--- Start ---

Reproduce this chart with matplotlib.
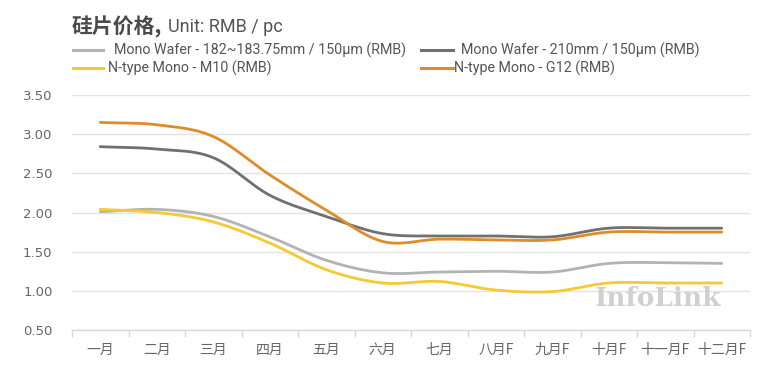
import numpy as np
import matplotlib
matplotlib.use("Agg")
import matplotlib.pyplot as plt
from matplotlib.lines import Line2D

plt.rcParams['font.family'] = ['Noto Sans CJK SC', 'DejaVu Sans']

months = ["一月", "二月", "三月", "四月", "五月", "六月", "七月", "八月F", "九月F", "十月F", "十一月F", "十二月F"]
mono_182 = [2.01, 2.04, 1.95, 1.69, 1.39, 1.23, 1.24, 1.25, 1.24, 1.35, 1.36, 1.35]
mono_210 = [2.84, 2.81, 2.70, 2.22, 1.95, 1.73, 1.70, 1.70, 1.69, 1.80, 1.80, 1.80]
ntype_m10 = [2.04, 2.00, 1.88, 1.61, 1.27, 1.10, 1.12, 1.01, 0.99, 1.10, 1.10, 1.10]
ntype_g12 = [3.15, 3.12, 2.97, 2.48, 2.03, 1.63, 1.66, 1.65, 1.65, 1.75, 1.75, 1.75]

labels = ["Mono Wafer - 182~183.75mm / 150μm (RMB)",
          "Mono Wafer - 210mm / 150μm (RMB)",
          "N-type Mono - M10 (RMB)",
          "N-type Mono - G12 (RMB)"]
colors = ["#b3b3b3", "#707070", "#f5c932", "#e08b2a"]
yticks = [0.5, 1.0, 1.5, 2.0, 2.5, 3.0, 3.5]


def smooth(y, n=30):
    # Catmull-Rom style smoothing (like Excel smoothed lines)
    y = np.asarray(y, float)
    x = np.arange(len(y), dtype=float)
    p = np.concatenate([[2 * y[0] - y[1]], y, [2 * y[-1] - y[-2]]])
    xs, ys = [], []
    for i in range(len(y) - 1):
        p0, p1, p2, p3 = p[i], p[i + 1], p[i + 2], p[i + 3]
        t = np.linspace(0, 1, n, endpoint=False)
        yy = 0.5 * ((2 * p1) + (-p0 + p2) * t + (2 * p0 - 5 * p1 + 4 * p2 - p3) * t ** 2
                    + (-p0 + 3 * p1 - 3 * p2 + p3) * t ** 3)
        xs.append(x[i] + t)
        ys.append(yy)
    xs.append([x[-1]])
    ys.append([y[-1]])
    return np.concatenate(xs), np.concatenate(ys)


fig = plt.figure(figsize=(7.78, 3.89), dpi=100)
ax = fig.add_axes([72 / 778, 1 - 330 / 389, (750 - 72) / 778, (330 - 95) / 389])

series = [mono_182, mono_210, ntype_m10, ntype_g12]
order = [0, 2, 1, 3]
for i in order:
    xs, ys = smooth(series[i])
    ax.plot(xs, ys, color=colors[i], lw=2.0, solid_capstyle='round', zorder=3)

ax.set_xlim(-0.5, len(months) - 0.5)
ax.set_ylim(0.5, 3.5)
ax.set_yticks(yticks)
ax.set_yticklabels([f"{v:.2f}" for v in yticks], color="#666666", fontsize=9.5,
                   family=['DejaVu Sans'])
ax.set_xticks(range(len(months)))
ax.set_xticklabels(months, color="#666666", fontsize=10)
ax.tick_params(axis='x', length=0, pad=9)
ax.tick_params(axis='y', length=0, pad=14)
ax.set_xticks(np.arange(-0.5, len(months), 1.0), minor=True)
ax.tick_params(axis='x', which='minor', length=5, color="#d9d9d9", width=1)
ax.grid(axis='y', color="#e3e3e3", lw=1)
ax.set_axisbelow(True)
for s in ['top', 'right', 'left']:
    ax.spines[s].set_visible(False)
ax.spines['bottom'].set_color("#d9d9d9")
ax.spines['bottom'].set_linewidth(1)

# watermark
ax.text(11.0, 1.06, "InfoLink", ha='right', va='top', fontsize=19, fontweight='bold',
        family='DejaVu Serif', color="#d0d0d0", zorder=2)

# title
fig.text(72 / 778, 1 - 27 / 389, "硅片价格,", fontsize=15, fontweight='bold',
         color="#4a4a4a", va='center', ha='left')
fig.text(168 / 778, 1 - 27 / 389, "Unit: RMB / pc", fontsize=13,
         color="#555555", va='center', ha='left', family=['Roboto', 'DejaVu Sans'])

# legend (manual)
leg_pos = [(73, 103, 50, 114), (421, 453, 50, 461), (73, 103, 68, 108), (421, 453, 68, 454)]
for i, (x0, x1, y0, tx) in enumerate(leg_pos):
    fig.add_artist(Line2D([x0 / 778, x1 / 778], [1 - y0 / 389, 1 - y0 / 389],
                          color=colors[i], lw=2.2, transform=fig.transFigure))
    fig.text(tx / 778, 1 - y0 / 389, labels[i], fontsize=10.3, color="#555555",
             va='center', ha='left', family=['Roboto', 'DejaVu Sans'])

fig.savefig("out.png", dpi=100, facecolor='white')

--- End ---

Quote, exactly and only, the lines from the first line of the data above through the line containing "lw=2.0, solid_capstyle='round', zorder=3)". The pictures do not belong in it.

- [THE RESULT]
Reproduce this chart with matplotlib.
import numpy as np
import matplotlib
matplotlib.use("Agg")
import matplotlib.pyplot as plt
from matplotlib.lines import Line2D

plt.rcParams['font.family'] = ['Noto Sans CJK SC', 'DejaVu Sans']

months = ["一月", "二月", "三月", "四月", "五月", "六月", "七月", "八月F", "九月F", "十月F", "十一月F", "十二月F"]
mono_182 = [2.01, 2.04, 1.95, 1.69, 1.39, 1.23, 1.24, 1.25, 1.24, 1.35, 1.36, 1.35]
mono_210 = [2.84, 2.81, 2.70, 2.22, 1.95, 1.73, 1.70, 1.70, 1.69, 1.80, 1.80, 1.80]
ntype_m10 = [2.04, 2.00, 1.88, 1.61, 1.27, 1.10, 1.12, 1.01, 0.99, 1.10, 1.10, 1.10]
ntype_g12 = [3.15, 3.12, 2.97, 2.48, 2.03, 1.63, 1.66, 1.65, 1.65, 1.75, 1.75, 1.75]

labels = ["Mono Wafer - 182~183.75mm / 150μm (RMB)",
          "Mono Wafer - 210mm / 150μm (RMB)",
          "N-type Mono - M10 (RMB)",
          "N-type Mono - G12 (RMB)"]
colors = ["#b3b3b3", "#707070", "#f5c932", "#e08b2a"]
yticks = [0.5, 1.0, 1.5, 2.0, 2.5, 3.0, 3.5]


def smooth(y, n=30):
    # Catmull-Rom style smoothing (like Excel smoothed lines)
    y = np.asarray(y, float)
    x = np.arange(len(y), dtype=float)
    p = np.concatenate([[2 * y[0] - y[1]], y, [2 * y[-1] - y[-2]]])
    xs, ys = [], []
    for i in range(len(y) - 1):
        p0, p1, p2, p3 = p[i], p[i + 1], p[i + 2], p[i + 3]
        t = np.linspace(0, 1, n, endpoint=False)
        yy = 0.5 * ((2 * p1) + (-p0 + p2) * t + (2 * p0 - 5 * p1 + 4 * p2 - p3) * t ** 2
                    + (-p0 + 3 * p1 - 3 * p2 + p3) * t ** 3)
        xs.append(x[i] + t)
        ys.append(yy)
    xs.append([x[-1]])
    ys.append([y[-1]])
    return np.concatenate(xs), np.concatenate(ys)


fig = plt.figure(figsize=(7.78, 3.89), dpi=100)
ax = fig.add_axes([72 / 778, 1 - 330 / 389, (750 - 72) / 778, (330 - 95) / 389])

series = [mono_182, mono_210, ntype_m10, ntype_g12]
order = [0, 2, 1, 3]
for i in order:
    xs, ys = smooth(series[i])
    ax.plot(xs, ys, color=colors[i], lw=2.0, solid_capstyle='round', zorder=3)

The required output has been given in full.